--- start Supplied records ---
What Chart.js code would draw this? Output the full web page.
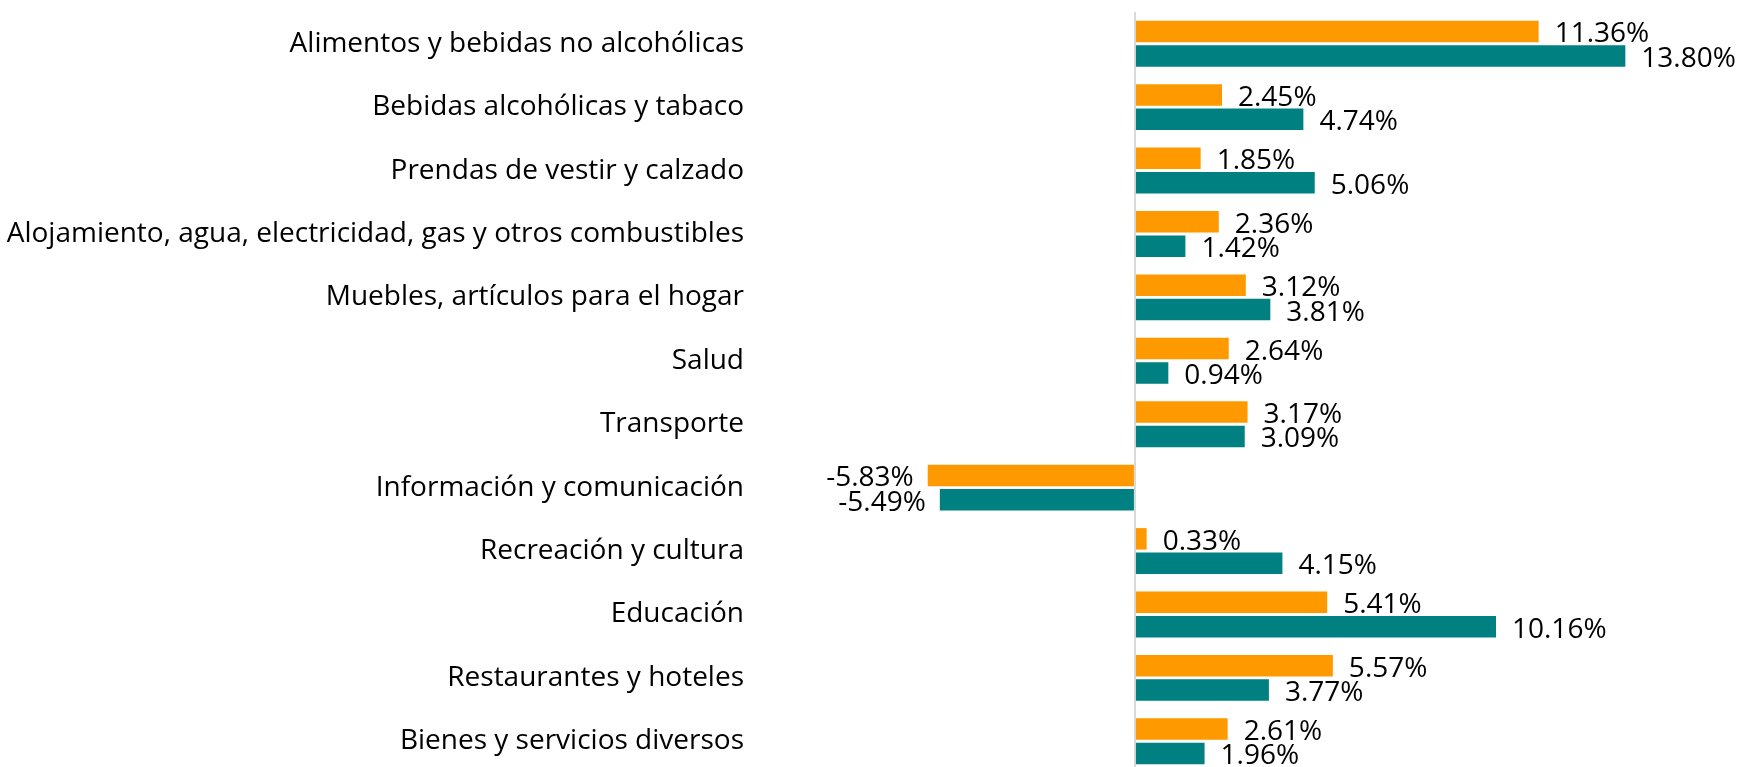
<!DOCTYPE html>
<html lang="es">
<head>
    <meta charset="UTF-8">
    <title>Variación por división de gasto</title>
    <script src="https://cdn.jsdelivr.net/npm/chart.js"></script>
    <style>
        html, body { margin: 0; padding: 0; background: #fff; overflow: hidden; }
        .chart-wrap { position: relative; width: 1742px; height: 780px; }
    </style>
</head>
<body>
    <div class="chart-wrap">
        <canvas id="barChart"></canvas>
    </div>

    <script>
        // Chart data
        const categories = [
            'Alimentos y bebidas no alcohólicas',
            'Bebidas alcohólicas y tabaco',
            'Prendas de vestir y calzado',
            'Alojamiento, agua, electricidad, gas y otros combustibles',
            'Muebles, artículos para el hogar',
            'Salud',
            'Transporte',
            'Información y comunicación',
            'Recreación y cultura',
            'Educación',
            'Restaurantes y hoteles',
            'Bienes y servicios diversos'
        ];
        const seriesOrange = [11.36, 2.45, 1.85, 2.36, 3.12, 2.64, 3.17, -5.83, 0.33, 5.41, 5.57, 2.61];
        const seriesTeal = [13.80, 4.74, 5.06, 1.42, 3.81, 0.94, 3.09, -5.49, 4.15, 10.16, 3.77, 1.96];

        const FONT = '"Open Sans", "Noto Sans", sans-serif';

        // Draws the percentage next to each bar end
        const valueLabels = {
            id: 'valueLabels',
            afterDatasetsDraw(chart) {
                const ctx = chart.ctx;
                ctx.save();
                ctx.font = '28px ' + FONT;
                ctx.fillStyle = '#000';
                ctx.textBaseline = 'middle';
                chart.data.datasets.forEach((ds, i) => {
                    const meta = chart.getDatasetMeta(i);
                    meta.data.forEach((bar, j) => {
                        const v = ds.data[j];
                        const text = v.toFixed(2) + '%';
                        if (v >= 0) {
                            ctx.textAlign = 'left';
                            ctx.fillText(text, bar.x + 16, bar.y + 3);
                        } else {
                            ctx.textAlign = 'right';
                            ctx.fillText(text, bar.x - 14, bar.y + 3);
                        }
                    });
                });
                ctx.restore();
            }
        };

        new Chart(document.getElementById('barChart'), {
            type: 'bar',
            data: {
                labels: categories,
                datasets: [{
                    label: 'Serie 1',
                    data: seriesOrange,
                    backgroundColor: '#ff9900',
                    categoryPercentage: 0.77,
                    barPercentage: 0.88
                }, {
                    label: 'Serie 2',
                    data: seriesTeal,
                    backgroundColor: '#008080',
                    categoryPercentage: 0.77,
                    barPercentage: 0.88
                }]
            },
            options: {
                indexAxis: 'y',
                responsive: true,
                maintainAspectRatio: false,
                animation: false,
                layout: {
                    padding: { top: 12, right: 74, bottom: 7, left: 0 }
                },
                scales: {
                    x: {
                        min: -11,
                        max: 15,
                        ticks: { display: false, stepSize: 1 },
                        border: { display: false },
                        grid: {
                            drawTicks: false,
                            lineWidth: 2,
                            color: c => c.tick && c.tick.value === 0 ? '#d9d9d9' : 'rgba(0,0,0,0)'
                        }
                    },
                    y: {
                        grid: { display: false, drawTicks: false },
                        border: { display: false },
                        ticks: {
                            padding: 0,
                            color: '#000',
                            font: { family: FONT, size: 28 }
                        },
                        afterFit: scale => {
                            scale.width = 744;
                            scale.paddingTop = 0;
                            scale.paddingBottom = 0;
                        }
                    }
                },
                plugins: {
                    legend: { display: false },
                    tooltip: { enabled: false }
                }
            },
            plugins: [valueLabels]
        });
    </script>
</body>
</html>
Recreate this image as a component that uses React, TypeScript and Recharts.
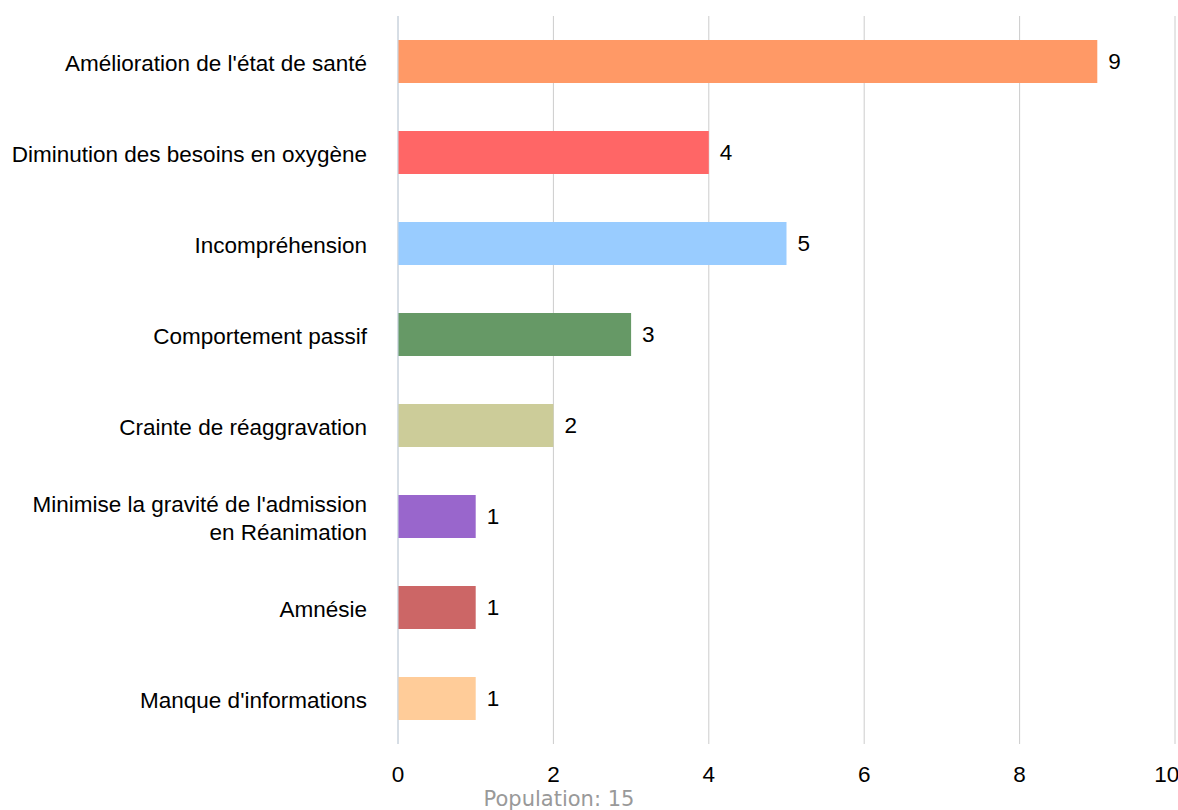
import React from 'react';
import { BarChart, Bar, XAxis, YAxis, CartesianGrid, Cell, LabelList } from 'recharts';

const categories = [
  "Amélioration de l'état de santé",
  'Diminution des besoins en oxygène',
  'Incompréhension',
  'Comportement passif',
  'Crainte de réaggravation',
  "Minimise la gravité de l'admission\nen Réanimation",
  'Amnésie',
  "Manque d'informations",
];
const counts = [9, 4, 5, 3, 2, 1, 1, 1];
const barColors = ['#ff9966', '#ff6666', '#99ccff', '#669966', '#cccc99', '#9966cc', '#cc6666', '#ffcc99'];
const xTicks = [0, 2, 4, 6, 8, 10];
const population = 15;

const data = categories.map((name, i) => ({ name, value: counts[i] }));

const FONT = '"Liberation Sans", Arial, Helvetica, sans-serif';

const CategoryTick = (props: any) => {
  const { x, y, payload } = props;
  const lines = String(payload.value).split('\n');
  return (
    <g>
      <text x={x} y={y} textAnchor="end" fontSize={22.5} fill="#000" fontFamily={FONT}>
        {lines.map((line, i) => (
          <tspan key={i} x={x} dy={i === 0 ? 9 - (lines.length - 1) * 14 : 28}>
            {line}
          </tspan>
        ))}
      </text>
    </g>
  );
};

const App: React.FC = () => {
  return (
    <div style={{ position: 'absolute', left: 0, top: 0, width: 1178, height: 810, background: '#fff' }}>
      <BarChart
        width={1178}
        height={810}
        data={data}
        layout="vertical"
        margin={{ top: 16, right: 3, left: 0, bottom: 0 }}
      >
        <CartesianGrid horizontal={false} stroke="#cccccc" />
        <XAxis
          type="number"
          domain={[0, 10]}
          ticks={xTicks}
          axisLine={false}
          tickLine={false}
          height={66}
          tickMargin={16}
          tick={{ fontSize: 22.5, fill: '#000', fontFamily: FONT }}
        />
        <YAxis
          type="category"
          dataKey="name"
          width={398}
          axisLine={{ stroke: '#c8d6e5' }}
          tickLine={false}
          tickMargin={25}
          interval={0}
          tick={<CategoryTick />}
        />
        <Bar dataKey="value" barSize={43} isAnimationActive={false}>
          {data.map((d, i) => (
            <Cell key={d.name} fill={barColors[i]} />
          ))}
          <LabelList dataKey="value" position="right" offset={11} fill="#000" fontSize={22.5} fontFamily={FONT} />
        </Bar>
      </BarChart>
      <div
        style={{
          position: 'absolute',
          left: 483,
          top: 789,
          width: 152,
          whiteSpace: 'nowrap',
          textAlign: 'center',
          fontFamily: '"DejaVu Sans", sans-serif',
          fontSize: 21,
          lineHeight: '20px',
          color: '#999',
        }}
      >
        Population: {population}
      </div>
    </div>
  );
};

export default App;
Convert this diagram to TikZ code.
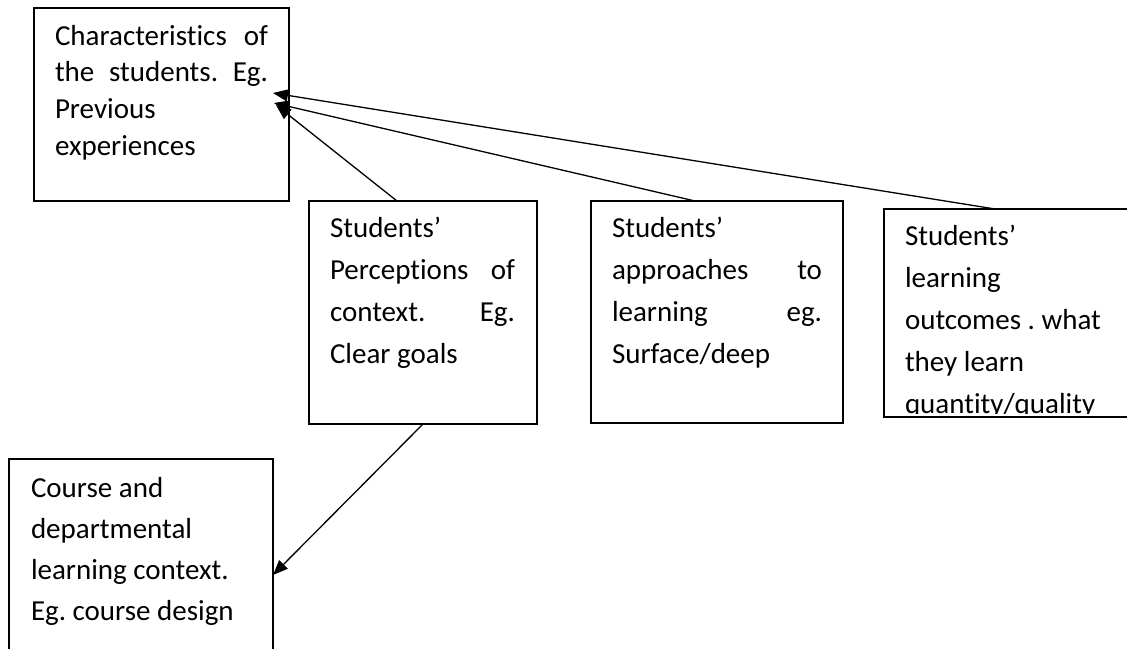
--- end Supplied records ---
## Task objective
Read through the data and copy every line where "this" shows up.

## Reply to the task
What Chart.js code would draw this? Output the full web page.
Recreate this image as a component that uses React, TypeScript and Recharts.
Convert this diagram to TikZ code.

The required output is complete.